** Begin Collected material **
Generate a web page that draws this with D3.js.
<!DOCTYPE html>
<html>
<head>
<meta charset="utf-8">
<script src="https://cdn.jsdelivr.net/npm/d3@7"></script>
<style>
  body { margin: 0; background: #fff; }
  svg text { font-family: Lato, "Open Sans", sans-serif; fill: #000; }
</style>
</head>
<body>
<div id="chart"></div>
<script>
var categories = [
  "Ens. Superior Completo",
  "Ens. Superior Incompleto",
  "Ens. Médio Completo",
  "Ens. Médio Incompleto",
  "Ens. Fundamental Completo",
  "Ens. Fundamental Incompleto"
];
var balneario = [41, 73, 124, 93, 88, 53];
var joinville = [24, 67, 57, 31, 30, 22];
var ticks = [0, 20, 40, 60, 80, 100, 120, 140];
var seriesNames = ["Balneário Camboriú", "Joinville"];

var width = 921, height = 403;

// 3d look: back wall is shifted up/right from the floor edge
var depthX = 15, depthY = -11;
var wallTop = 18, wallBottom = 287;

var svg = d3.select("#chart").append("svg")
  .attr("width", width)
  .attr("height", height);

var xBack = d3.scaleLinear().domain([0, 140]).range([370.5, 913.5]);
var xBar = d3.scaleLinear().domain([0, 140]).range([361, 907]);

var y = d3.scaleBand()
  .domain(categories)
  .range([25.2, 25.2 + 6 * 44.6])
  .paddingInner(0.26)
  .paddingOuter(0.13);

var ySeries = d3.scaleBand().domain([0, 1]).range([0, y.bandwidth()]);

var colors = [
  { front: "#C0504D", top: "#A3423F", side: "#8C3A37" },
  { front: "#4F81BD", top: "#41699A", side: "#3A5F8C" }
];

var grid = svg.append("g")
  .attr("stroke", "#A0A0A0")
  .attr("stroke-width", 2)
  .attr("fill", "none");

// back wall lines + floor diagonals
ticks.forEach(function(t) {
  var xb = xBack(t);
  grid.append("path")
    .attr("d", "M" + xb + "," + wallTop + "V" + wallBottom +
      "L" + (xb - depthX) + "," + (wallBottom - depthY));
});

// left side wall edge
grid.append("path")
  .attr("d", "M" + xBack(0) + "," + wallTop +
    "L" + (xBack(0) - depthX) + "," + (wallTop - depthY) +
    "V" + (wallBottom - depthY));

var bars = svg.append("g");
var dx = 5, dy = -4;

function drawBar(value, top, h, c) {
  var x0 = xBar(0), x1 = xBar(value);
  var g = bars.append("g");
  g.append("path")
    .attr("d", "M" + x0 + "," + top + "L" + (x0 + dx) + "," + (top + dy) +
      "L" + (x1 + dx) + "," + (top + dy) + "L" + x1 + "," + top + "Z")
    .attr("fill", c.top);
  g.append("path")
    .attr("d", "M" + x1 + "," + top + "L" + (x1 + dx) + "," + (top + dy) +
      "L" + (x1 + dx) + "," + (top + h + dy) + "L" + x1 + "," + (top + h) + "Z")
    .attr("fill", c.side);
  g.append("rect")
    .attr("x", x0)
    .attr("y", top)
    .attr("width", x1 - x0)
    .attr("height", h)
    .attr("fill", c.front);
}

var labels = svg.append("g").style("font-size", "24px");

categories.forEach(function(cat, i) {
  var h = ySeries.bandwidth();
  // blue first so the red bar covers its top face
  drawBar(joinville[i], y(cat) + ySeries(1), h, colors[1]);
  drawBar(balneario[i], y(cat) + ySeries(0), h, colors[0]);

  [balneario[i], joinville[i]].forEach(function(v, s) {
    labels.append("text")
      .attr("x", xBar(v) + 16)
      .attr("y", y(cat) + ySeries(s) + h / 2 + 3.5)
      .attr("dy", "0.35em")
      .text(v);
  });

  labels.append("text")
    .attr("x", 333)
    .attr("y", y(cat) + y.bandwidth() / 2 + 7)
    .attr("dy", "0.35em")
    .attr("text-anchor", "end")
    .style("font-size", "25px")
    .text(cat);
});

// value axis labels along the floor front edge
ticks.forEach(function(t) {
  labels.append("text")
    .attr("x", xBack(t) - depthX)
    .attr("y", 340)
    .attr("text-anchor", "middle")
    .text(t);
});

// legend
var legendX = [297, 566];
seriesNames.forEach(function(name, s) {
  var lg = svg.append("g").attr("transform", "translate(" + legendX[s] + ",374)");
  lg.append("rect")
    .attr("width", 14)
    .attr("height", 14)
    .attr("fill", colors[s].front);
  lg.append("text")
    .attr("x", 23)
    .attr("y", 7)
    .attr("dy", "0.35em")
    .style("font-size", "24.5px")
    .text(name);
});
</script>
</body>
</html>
** End Collected material **
* [What you have to do]
Every line above should be written out again exactly as it stands.

* [Complete answer]
Generate a web page that draws this with D3.js.
<!DOCTYPE html>
<html>
<head>
<meta charset="utf-8">
<script src="https://cdn.jsdelivr.net/npm/d3@7"></script>
<style>
  body { margin: 0; background: #fff; }
  svg text { font-family: Lato, "Open Sans", sans-serif; fill: #000; }
</style>
</head>
<body>
<div id="chart"></div>
<script>
var categories = [
  "Ens. Superior Completo",
  "Ens. Superior Incompleto",
  "Ens. Médio Completo",
  "Ens. Médio Incompleto",
  "Ens. Fundamental Completo",
  "Ens. Fundamental Incompleto"
];
var balneario = [41, 73, 124, 93, 88, 53];
var joinville = [24, 67, 57, 31, 30, 22];
var ticks = [0, 20, 40, 60, 80, 100, 120, 140];
var seriesNames = ["Balneário Camboriú", "Joinville"];

var width = 921, height = 403;

// 3d look: back wall is shifted up/right from the floor edge
var depthX = 15, depthY = -11;
var wallTop = 18, wallBottom = 287;

var svg = d3.select("#chart").append("svg")
  .attr("width", width)
  .attr("height", height);

var xBack = d3.scaleLinear().domain([0, 140]).range([370.5, 913.5]);
var xBar = d3.scaleLinear().domain([0, 140]).range([361, 907]);

var y = d3.scaleBand()
  .domain(categories)
  .range([25.2, 25.2 + 6 * 44.6])
  .paddingInner(0.26)
  .paddingOuter(0.13);

var ySeries = d3.scaleBand().domain([0, 1]).range([0, y.bandwidth()]);

var colors = [
  { front: "#C0504D", top: "#A3423F", side: "#8C3A37" },
  { front: "#4F81BD", top: "#41699A", side: "#3A5F8C" }
];

var grid = svg.append("g")
  .attr("stroke", "#A0A0A0")
  .attr("stroke-width", 2)
  .attr("fill", "none");

// back wall lines + floor diagonals
ticks.forEach(function(t) {
  var xb = xBack(t);
  grid.append("path")
    .attr("d", "M" + xb + "," + wallTop + "V" + wallBottom +
      "L" + (xb - depthX) + "," + (wallBottom - depthY));
});

// left side wall edge
grid.append("path")
  .attr("d", "M" + xBack(0) + "," + wallTop +
    "L" + (xBack(0) - depthX) + "," + (wallTop - depthY) +
    "V" + (wallBottom - depthY));

var bars = svg.append("g");
var dx = 5, dy = -4;

function drawBar(value, top, h, c) {
  var x0 = xBar(0), x1 = xBar(value);
  var g = bars.append("g");
  g.append("path")
    .attr("d", "M" + x0 + "," + top + "L" + (x0 + dx) + "," + (top + dy) +
      "L" + (x1 + dx) + "," + (top + dy) + "L" + x1 + "," + top + "Z")
    .attr("fill", c.top);
  g.append("path")
    .attr("d", "M" + x1 + "," + top + "L" + (x1 + dx) + "," + (top + dy) +
      "L" + (x1 + dx) + "," + (top + h + dy) + "L" + x1 + "," + (top + h) + "Z")
    .attr("fill", c.side);
  g.append("rect")
    .attr("x", x0)
    .attr("y", top)
    .attr("width", x1 - x0)
    .attr("height", h)
    .attr("fill", c.front);
}

var labels = svg.append("g").style("font-size", "24px");

categories.forEach(function(cat, i) {
  var h = ySeries.bandwidth();
  // blue first so the red bar covers its top face
  drawBar(joinville[i], y(cat) + ySeries(1), h, colors[1]);
  drawBar(balneario[i], y(cat) + ySeries(0), h, colors[0]);

  [balneario[i], joinville[i]].forEach(function(v, s) {
    labels.append("text")
      .attr("x", xBar(v) + 16)
      .attr("y", y(cat) + ySeries(s) + h / 2 + 3.5)
      .attr("dy", "0.35em")
      .text(v);
  });

  labels.append("text")
    .attr("x", 333)
    .attr("y", y(cat) + y.bandwidth() / 2 + 7)
    .attr("dy", "0.35em")
    .attr("text-anchor", "end")
    .style("font-size", "25px")
    .text(cat);
});

// value axis labels along the floor front edge
ticks.forEach(function(t) {
  labels.append("text")
    .attr("x", xBack(t) - depthX)
    .attr("y", 340)
    .attr("text-anchor", "middle")
    .text(t);
});

// legend
var legendX = [297, 566];
seriesNames.forEach(function(name, s) {
  var lg = svg.append("g").attr("transform", "translate(" + legendX[s] + ",374)");
  lg.append("rect")
    .attr("width", 14)
    .attr("height", 14)
    .attr("fill", colors[s].front);
  lg.append("text")
    .attr("x", 23)
    .attr("y", 7)
    .attr("dy", "0.35em")
    .style("font-size", "24.5px")
    .text(name);
});
</script>
</body>
</html>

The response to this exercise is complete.